The Letters of Horace Walpole, Earl of Orford — Volume 4
Chapter 407
Strawberry Hill, Dec. 2, 1794. (page 564)
I do beg and beseech you, good Sir, to forgive me, if I cannot possibly consent to receive the dedication you are so kind and partial as to propose to me. I have in the most positive, and almost uncivil manner, refused a dedication or two lately. Compliments on virtues which the persons addressed, like me, seldom possessed, are happily exploded and laughed out of use. Next to being ashamed of having good qualities bestowed on me to which I should have no title, it would hurt to be praised on my erudition, which is most superficial; and on my trifling writings, all of which turn on most trifling subjects. They amused me while writing them; may have amused a few persons; but have nothing solid enough to preserve them from being forgotten with other things of as light a nature. I Would not have your judgment called in question hereafter, if somebody reading your Aulus Gellius should ask, "What were those writings of Lord O. which Mr. Beloe so much commends? Was Lord O. more than one of the mob of gentlemen who wrote with ease?" Into that class I must sink; and I had rather do so imperceptibly, than to be plunged down to it by the interposition of the hand of a friend, who could not gainsay the sentence.
For your own sake, my good Sir, as well as in pity to my feelings, who am sore at your offering what I cannot accept, restrain the address to a mere inscription. You are allowed to be an excellent translator of classic authors; how unclassic would a dedication in the old-fashioned manner appear! If you had published a new edition of Herodotus or Aulus Gellius, would you have ventured to prefix a Greek or Latin dedication to some modern lord with a Gothic title'! Still less, had those addresses been in vogue at Rome,. would any Roman author have inscribed his work to Marcus, the incompetent son of Cicero, and told the unfortunate offspring of so great a man, Of his high birth and declension of ambition? which would have excited a laugh on poor Marcus, who, whatever may have been said of him, had more sense than to leave proofs to the public of his extreme inferiority to his father.

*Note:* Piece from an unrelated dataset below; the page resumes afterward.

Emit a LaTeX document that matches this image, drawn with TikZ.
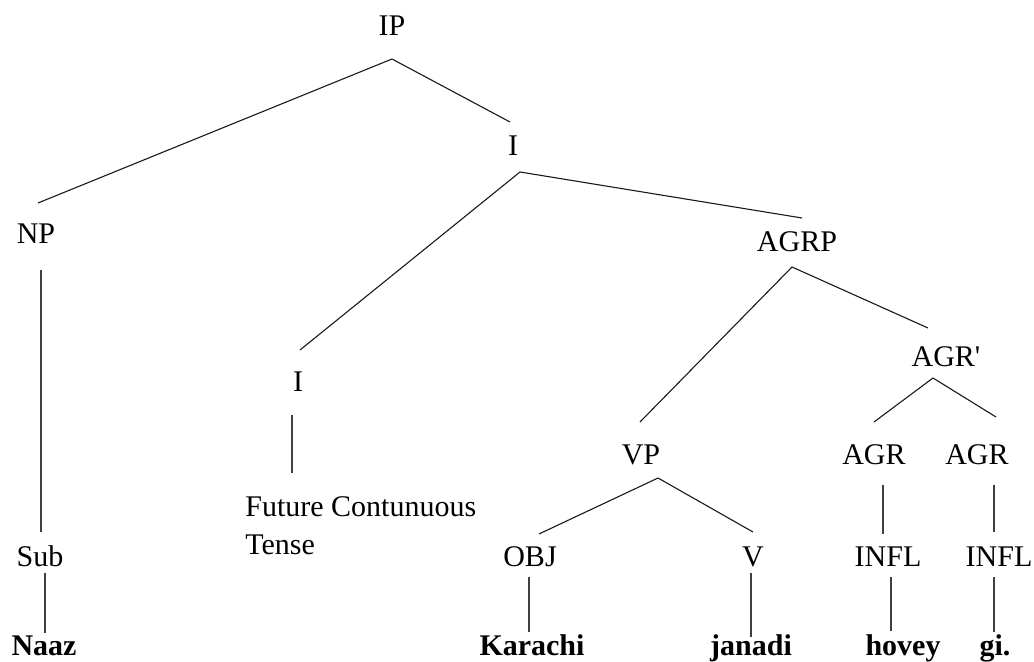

(893) Rector of Allhallows, London Wall, prebendary of Pancras in St. Paul's cathedral, and prebendary of Lincoln. In 1791, be published a translation of Herodotus, and in 1795, the translation of the "Attic Nights of Aulus Gellius," referred to in the above letter. He was also the author of " Anecdotes of Literature and Scarce Books," in six volumes octavo; and after his death, which took place in 1817, appeared "The Sexagenarian, or Recollections of a Literary Life;" which, though a posthumous publication, was printed under his inspection.-E.